• TASK STATEMENT:
Quote all of the data that follows exactly as written, skipping the images.

• PROVIDED DATA:
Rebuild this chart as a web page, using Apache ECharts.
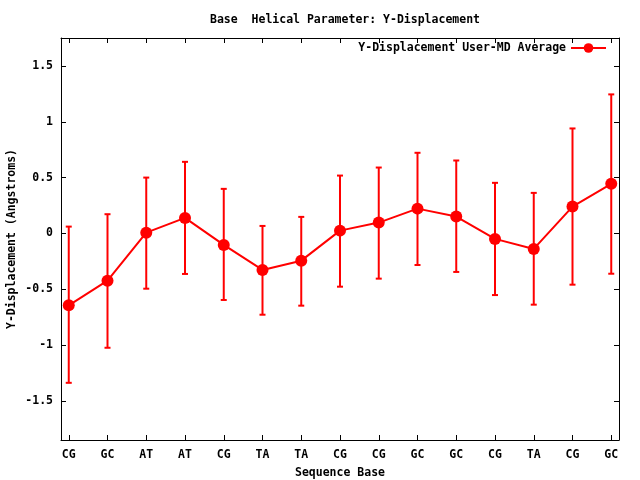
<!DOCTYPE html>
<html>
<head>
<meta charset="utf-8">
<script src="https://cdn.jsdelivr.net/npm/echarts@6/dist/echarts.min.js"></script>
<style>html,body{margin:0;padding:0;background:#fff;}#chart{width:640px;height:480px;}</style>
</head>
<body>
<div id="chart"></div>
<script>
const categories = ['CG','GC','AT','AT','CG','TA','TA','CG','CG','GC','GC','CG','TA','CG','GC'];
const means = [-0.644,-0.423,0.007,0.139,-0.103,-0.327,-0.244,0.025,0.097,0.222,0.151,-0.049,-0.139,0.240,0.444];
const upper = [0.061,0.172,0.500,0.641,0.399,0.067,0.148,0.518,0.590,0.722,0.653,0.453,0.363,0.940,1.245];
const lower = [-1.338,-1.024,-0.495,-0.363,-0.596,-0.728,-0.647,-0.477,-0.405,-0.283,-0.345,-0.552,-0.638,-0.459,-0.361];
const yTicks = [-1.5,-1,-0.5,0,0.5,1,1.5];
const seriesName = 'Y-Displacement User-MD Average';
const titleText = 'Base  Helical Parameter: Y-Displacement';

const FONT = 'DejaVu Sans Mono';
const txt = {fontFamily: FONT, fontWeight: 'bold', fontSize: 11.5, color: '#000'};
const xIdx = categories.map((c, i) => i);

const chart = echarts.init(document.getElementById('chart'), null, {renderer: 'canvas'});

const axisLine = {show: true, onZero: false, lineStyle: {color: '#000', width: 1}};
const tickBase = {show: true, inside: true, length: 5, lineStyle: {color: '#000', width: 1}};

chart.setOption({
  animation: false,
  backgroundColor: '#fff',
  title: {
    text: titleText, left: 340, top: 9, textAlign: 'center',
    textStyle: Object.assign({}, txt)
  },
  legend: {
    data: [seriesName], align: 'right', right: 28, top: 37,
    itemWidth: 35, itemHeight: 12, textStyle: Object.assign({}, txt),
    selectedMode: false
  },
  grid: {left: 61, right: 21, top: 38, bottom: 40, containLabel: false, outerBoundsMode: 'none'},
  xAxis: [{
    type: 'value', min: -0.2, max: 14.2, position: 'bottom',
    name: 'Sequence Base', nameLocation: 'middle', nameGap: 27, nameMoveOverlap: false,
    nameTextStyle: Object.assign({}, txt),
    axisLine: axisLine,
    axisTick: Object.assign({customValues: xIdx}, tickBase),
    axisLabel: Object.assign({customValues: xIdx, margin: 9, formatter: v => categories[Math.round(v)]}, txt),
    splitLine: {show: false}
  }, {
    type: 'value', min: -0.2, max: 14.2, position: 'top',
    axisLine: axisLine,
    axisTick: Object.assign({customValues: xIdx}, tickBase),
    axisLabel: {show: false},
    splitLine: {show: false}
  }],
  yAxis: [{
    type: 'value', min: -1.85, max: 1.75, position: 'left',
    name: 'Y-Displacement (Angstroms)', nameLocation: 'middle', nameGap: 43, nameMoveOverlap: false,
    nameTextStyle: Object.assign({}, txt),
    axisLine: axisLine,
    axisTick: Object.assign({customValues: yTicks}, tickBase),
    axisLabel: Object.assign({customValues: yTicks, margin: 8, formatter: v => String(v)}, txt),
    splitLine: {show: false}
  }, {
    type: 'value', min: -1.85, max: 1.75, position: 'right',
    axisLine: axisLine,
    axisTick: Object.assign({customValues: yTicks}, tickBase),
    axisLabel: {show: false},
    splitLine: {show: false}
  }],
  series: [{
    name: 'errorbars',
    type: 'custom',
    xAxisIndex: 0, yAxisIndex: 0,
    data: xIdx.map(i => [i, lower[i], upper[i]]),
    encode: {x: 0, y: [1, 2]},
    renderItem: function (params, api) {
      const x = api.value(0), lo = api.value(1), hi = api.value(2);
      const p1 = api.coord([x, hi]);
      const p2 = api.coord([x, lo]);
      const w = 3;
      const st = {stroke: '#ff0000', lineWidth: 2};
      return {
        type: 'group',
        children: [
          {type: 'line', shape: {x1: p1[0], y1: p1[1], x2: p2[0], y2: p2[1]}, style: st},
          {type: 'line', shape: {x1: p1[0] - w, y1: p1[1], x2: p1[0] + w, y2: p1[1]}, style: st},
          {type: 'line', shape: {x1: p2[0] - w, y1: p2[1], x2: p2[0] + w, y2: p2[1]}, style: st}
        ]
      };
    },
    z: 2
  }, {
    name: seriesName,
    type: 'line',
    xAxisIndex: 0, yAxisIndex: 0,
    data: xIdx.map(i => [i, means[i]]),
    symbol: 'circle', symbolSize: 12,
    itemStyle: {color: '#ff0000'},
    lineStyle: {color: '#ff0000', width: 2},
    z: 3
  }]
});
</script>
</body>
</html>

• THE REPLY:
Rebuild this chart as a web page, using Apache ECharts.
<!DOCTYPE html>
<html>
<head>
<meta charset="utf-8">
<script src="https://cdn.jsdelivr.net/npm/echarts@6/dist/echarts.min.js"></script>
<style>html,body{margin:0;padding:0;background:#fff;}#chart{width:640px;height:480px;}</style>
</head>
<body>
<div id="chart"></div>
<script>
const categories = ['CG','GC','AT','AT','CG','TA','TA','CG','CG','GC','GC','CG','TA','CG','GC'];
const means = [-0.644,-0.423,0.007,0.139,-0.103,-0.327,-0.244,0.025,0.097,0.222,0.151,-0.049,-0.139,0.240,0.444];
const upper = [0.061,0.172,0.500,0.641,0.399,0.067,0.148,0.518,0.590,0.722,0.653,0.453,0.363,0.940,1.245];
const lower = [-1.338,-1.024,-0.495,-0.363,-0.596,-0.728,-0.647,-0.477,-0.405,-0.283,-0.345,-0.552,-0.638,-0.459,-0.361];
const yTicks = [-1.5,-1,-0.5,0,0.5,1,1.5];
const seriesName = 'Y-Displacement User-MD Average';
const titleText = 'Base  Helical Parameter: Y-Displacement';

const FONT = 'DejaVu Sans Mono';
const txt = {fontFamily: FONT, fontWeight: 'bold', fontSize: 11.5, color: '#000'};
const xIdx = categories.map((c, i) => i);

const chart = echarts.init(document.getElementById('chart'), null, {renderer: 'canvas'});

const axisLine = {show: true, onZero: false, lineStyle: {color: '#000', width: 1}};
const tickBase = {show: true, inside: true, length: 5, lineStyle: {color: '#000', width: 1}};

chart.setOption({
  animation: false,
  backgroundColor: '#fff',
  title: {
    text: titleText, left: 340, top: 9, textAlign: 'center',
    textStyle: Object.assign({}, txt)
  },
  legend: {
    data: [seriesName], align: 'right', right: 28, top: 37,
    itemWidth: 35, itemHeight: 12, textStyle: Object.assign({}, txt),
    selectedMode: false
  },
  grid: {left: 61, right: 21, top: 38, bottom: 40, containLabel: false, outerBoundsMode: 'none'},
  xAxis: [{
    type: 'value', min: -0.2, max: 14.2, position: 'bottom',
    name: 'Sequence Base', nameLocation: 'middle', nameGap: 27, nameMoveOverlap: false,
    nameTextStyle: Object.assign({}, txt),
    axisLine: axisLine,
    axisTick: Object.assign({customValues: xIdx}, tickBase),
    axisLabel: Object.assign({customValues: xIdx, margin: 9, formatter: v => categories[Math.round(v)]}, txt),
    splitLine: {show: false}
  }, {
    type: 'value', min: -0.2, max: 14.2, position: 'top',
    axisLine: axisLine,
    axisTick: Object.assign({customValues: xIdx}, tickBase),
    axisLabel: {show: false},
    splitLine: {show: false}
  }],
  yAxis: [{
    type: 'value', min: -1.85, max: 1.75, position: 'left',
    name: 'Y-Displacement (Angstroms)', nameLocation: 'middle', nameGap: 43, nameMoveOverlap: false,
    nameTextStyle: Object.assign({}, txt),
    axisLine: axisLine,
    axisTick: Object.assign({customValues: yTicks}, tickBase),
    axisLabel: Object.assign({customValues: yTicks, margin: 8, formatter: v => String(v)}, txt),
    splitLine: {show: false}
  }, {
    type: 'value', min: -1.85, max: 1.75, position: 'right',
    axisLine: axisLine,
    axisTick: Object.assign({customValues: yTicks}, tickBase),
    axisLabel: {show: false},
    splitLine: {show: false}
  }],
  series: [{
    name: 'errorbars',
    type: 'custom',
    xAxisIndex: 0, yAxisIndex: 0,
    data: xIdx.map(i => [i, lower[i], upper[i]]),
    encode: {x: 0, y: [1, 2]},
    renderItem: function (params, api) {
      const x = api.value(0), lo = api.value(1), hi = api.value(2);
      const p1 = api.coord([x, hi]);
      const p2 = api.coord([x, lo]);
      const w = 3;
      const st = {stroke: '#ff0000', lineWidth: 2};
      return {
        type: 'group',
        children: [
          {type: 'line', shape: {x1: p1[0], y1: p1[1], x2: p2[0], y2: p2[1]}, style: st},
          {type: 'line', shape: {x1: p1[0] - w, y1: p1[1], x2: p1[0] + w, y2: p1[1]}, style: st},
          {type: 'line', shape: {x1: p2[0] - w, y1: p2[1], x2: p2[0] + w, y2: p2[1]}, style: st}
        ]
      };
    },
    z: 2
  }, {
    name: seriesName,
    type: 'line',
    xAxisIndex: 0, yAxisIndex: 0,
    data: xIdx.map(i => [i, means[i]]),
    symbol: 'circle', symbolSize: 12,
    itemStyle: {color: '#ff0000'},
    lineStyle: {color: '#ff0000', width: 2},
    z: 3
  }]
});
</script>
</body>
</html>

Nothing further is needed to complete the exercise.